The CompQuadForm R package is required for the HSIC_cl() function. R packages used in the simulation section include MASS, reshape2 and ggplot2. All the packages are available on CRAN.

To install the CompQuadForm package (and other R packages), we can run the following command in R environment:

install.packages("CompQuadForm")

To source the HSIC_cl() function, we can run the following command:

source("R/HSIC_for_clustered_data.R")

Demo and instructions for use

Consider a set of exposure variables \(X\) and a set of outcome variables \(Y\), with a joint probability distribution \(P_{XY}\). Suppose a sample \(\{(X_j, Y_j) \}_{j=1}^n\) is drawn from \(P_{XY}\) with clustered correlation among the observations. Specifically, we assume that \((X_1, Y_1), \cdots, (X_n, Y_n)\) are identically distributed according to \(P_{XY}\), and the \(m\) clusters of fixed size \(d\): \[\begin{equation} \Big \{ \Big[ (X_{di-d+1}, Y_{di-d+1}), \cdots, (X_{di}, Y_{di}) \Big] \Big\}_{i=1}^m \end{equation}\] are independent from each other while having identical within-cluster correlation structure. We aim to evaluate the dependence between \(X\) and \(Y\) based on the sample \(\{(X_j, Y_j) \}_{j=1}^n\).

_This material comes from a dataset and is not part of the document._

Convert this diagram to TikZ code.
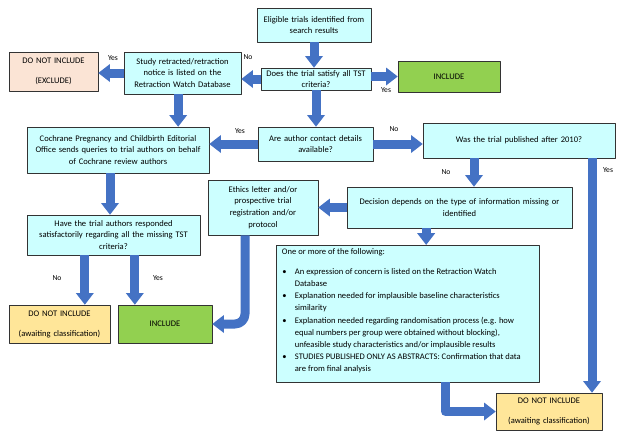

To demonstrate the usage of HSICcl, we simulate multivariate normal observations \(\{(X_j, Y_j) \}_{j=1}^n\) with clustered correlation, where \(X \in \mathbb{R}^{20}\) and \(Y \in \mathbb{R}^{20}\), according to Section 4.1.1 of our paper. Here we let the exposure \(X\) be independent from the outcome \(Y\).

library(MASS)
source("R/useful_functions.R")

## Baseline parameters
m <- 100 # number of clusters
d <- 3  # cluster size
n_expo <- 20  # number of exposure/outcome variables
rho_c <- 0.5  # parameter for AR(1) within-cluster correlation structure

## within-cluster covariance matrix, with AR(1) structure
cluster_cov_mt <- ar1_cor(d, rho_c)

## covariance matrix for exposure variables
expo_cov_mt <- matrix(0.5, n_expo, n_expo)  
diag(expo_cov_mt) <- 1

## covariance matrix for outcome variables
outcome_cov_mt <- matrix(0.5, n_expo, n_expo)  
diag(outcome_cov_mt) <- 1

## simulate MVN exposures
set.seed(41)
expo_list <- replicate(m, sim_mvn_in_cluster(5, n_expo, expo_cov_mt, cluster_cov_mt, d),
                         simplify = F)
expo_matrix <- do.call(rbind, expo_list)
  
## simulate MVN outcomes
outcome_list <- replicate(m, sim_mvn_in_cluster(0, n_expo, outcome_cov_mt, cluster_cov_mt, d),
                            simplify = F)
outcome_matrix <- do.call(rbind, outcome_list)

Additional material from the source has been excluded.